We Know We Can Be Lovers, But Can We Be Friends?
When choosing a spouse, it is extremely important to look for a long-term friend. No matter how beautiful your girlfriend is today, she will change. No matter how enamored you are with your boyfriend, the day is coming when his presence no longer causes your heart to skip a beat. Do you enjoy spending time with this girl? If you could not touch her at all for the next six months, would you still be interested in spending time with her? If he stopped melting you with his honeyed words, would you still want him in your life?
The longer I am married, the more convinced I am that friendship is key to a long and happy relationship. We will all lose our looks, but that is not important in a friendship. Are all of your friends beautiful? If they were suddenly unattractive, would you drop them from your life? The deep, personal connection which forms when we take the time to know someone well is far more precious than fleeting beauty.
One of the joys and blessings of marriage is companionship – having that person who sees you, knows you, and still (hopefully) likes you. As exciting as the prospect of sex may be for you and your sweetheart, married couples everywhere will tell you that physical intimacy is only a small portion of a marriage. If marriage was graphed onto a pie chart, sex would be a tiny sliver – even for the most amorous of couples. For the rest of that time, you will want to do life with someone you actually like – someone with whom you enjoy spending time.

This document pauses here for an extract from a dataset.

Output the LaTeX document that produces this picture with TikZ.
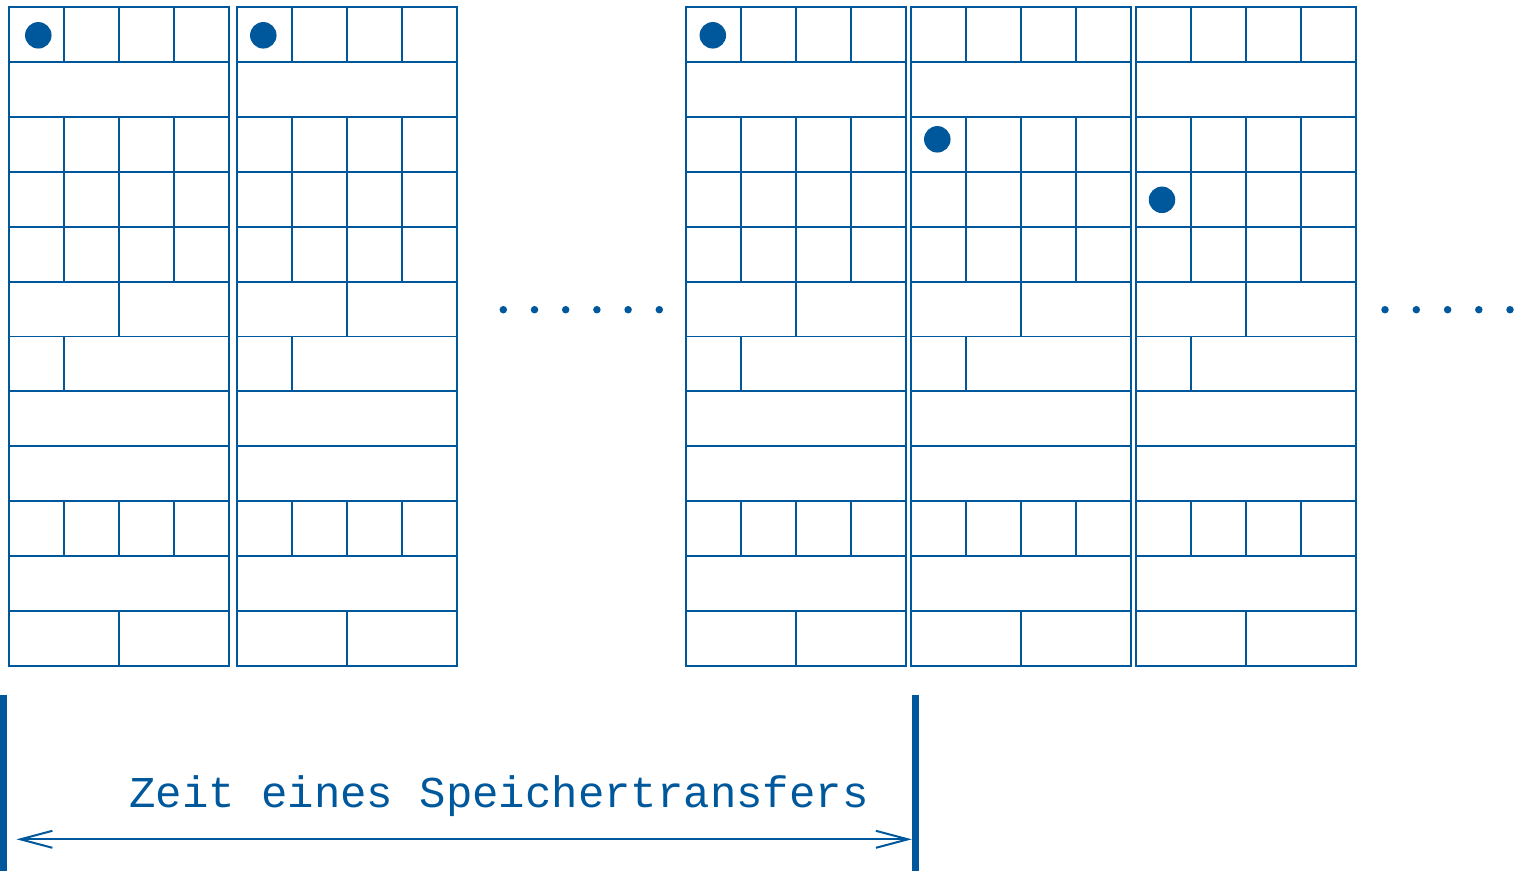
\documentclass[tikz,border=0pt]{standalone}
\usepackage{fontspec}
\newfontfamily\labelmono{Liberation Mono}
\usetikzlibrary{arrows.meta}
\definecolor{memblue}{RGB}{0,88,156}
\tikzset{
  gridline/.style={draw=memblue, line width=1.9pt},
  bigdot/.style={circle, fill=memblue, inner sep=0pt, minimum size=26.5pt},
  smalldot/.style={circle, fill=memblue, inner sep=0pt, minimum size=7.5pt},
  bar/.style={draw=memblue, line width=7pt},
  span/.style={draw=memblue, line width=2pt, {Straight Barb[length=32pt,width=17pt]}-{Straight Barb[length=32pt,width=17pt]}},
  lbl/.style={text=memblue, font=\labelmono\fontsize{44}{50}\selectfont, inner sep=0pt}
}
\begin{document}
\begin{tikzpicture}[x=1pt,y=-1pt]
\useasboundingbox (0,0) rectangle (1535,871);
% memory columns
\foreach \x in {9,237,686,911,1136} {
  \draw[gridline] (\x,7) rectangle ++(220,659);
  \foreach \r in {1,...,11} \draw[gridline] (\x,7+54.92*\r) -- ++(220,0);
  \foreach \r/\d in {0/1,0/2,0/3,2/1,2/2,2/3,3/1,3/2,3/3,4/1,4/2,4/3,5/2,6/1,9/1,9/2,9/3,11/2}
    \draw[gridline] (\x+55*\d,7+54.92*\r) -- ++(0,54.92);
}
% accessed words
\node[bigdot] (d1) at (38.3,35.3) {};
\node[bigdot] (d2) at (263.3,35.3) {};
\node[bigdot] (d3) at (712.8,35.3) {};
\node[bigdot] (d4) at (937.3,139.3) {};
\node[bigdot] (d5) at (1162,199.8) {};
% ellipses
\foreach \i/\px in {1/503.3,2/534.5,3/565.7,4/596.9,5/628.1,6/659.3}
  \node[smalldot] (e\i) at (\px,309.7) {};
\foreach \i/\px in {1/1385,2/1416.3,3/1447.6,4/1478.8,5/1510}
  \node[smalldot] (f\i) at (\px,309.7) {};
% time span
\coordinate (lt) at (3.7,695);
\coordinate (lb) at (3.7,871);
\coordinate (rt) at (915.3,695);
\coordinate (rb) at (915.3,871);
\draw[bar] (lt) -- (lb);
\draw[bar] (rt) -- (rb);
\coordinate (al) at (16.5,839.3);
\coordinate (ar) at (911.8,839.3);
\draw[span] (al) -- (ar);
\node[lbl, anchor=base] (t) at (499,807) {Zeit eines Speichertransfers};
\end{tikzpicture}
\end{document}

After the passionate fires of new love die down, couples who are friends still have a whole world to experience together. Meanwhile, the attraction-only couples are left bewildered and wondering if there is any reason to continue the relationship. Friendship can lead to attraction, but attraction does not necessarily lead to friendship. Eric did not answer the description of my dream prince the first time I met him, but as our friendship grew, so did our attraction for each other.
Married couples who are friends often have tremendous sex lives because they have strong, interesting, multifaceted relationships. They live life together, have fun together, feel good together, share ups and downs together, and that bond naturally leads to the marriage bed. If you fall in love with a friend, attraction is likely to grow along with your love; but, if you are not friends, your attraction will only take you so far.
Questions to Consider
Our hope for you is that your future spouse will not only be a life partner but your most cherished friend. Someone with whom you can laugh, cry, and enjoy even the most mundane tasks. Washing dishes and cleaning bathrooms can be a pleasure when in the company of a dear friend, and the vacation of your dreams can be a nightmare when spent with a contemptuous, disgruntled spouse.
- Do you enjoy your time with your boyfriend or girlfriend?
- Can you be yourself when you are together?
- Do you have an easy time talking about deep topics and sharing ideas, or are your conversations shallow and directionless?
- If you were not dating, would you want him or her as a friend?
- Would you continue in this relationship if you could not have any physical contact until your wedding day?
Your friendship compatibility is ultimately more important than your physical compatibility. Does this person possess the same qualities you look for in non-romantic friends? If not, what is keeping you in the relationship and is it enough?
As eager as you feel to get married, take a long look into the future – new jobs, bills, house repairs, child-rearing, caring for aging parents, holidays with the others’ family… and one decision after another. Can you imagine going through all these mountains and valleys with anyone other than a dear friend? If your answer is no, please do not settle even if the temptation is great. At the heart of a solid marriage are two people who enjoy each other… and a lifelong friendship is worth the wait.
Are you and your sweetheart good friends?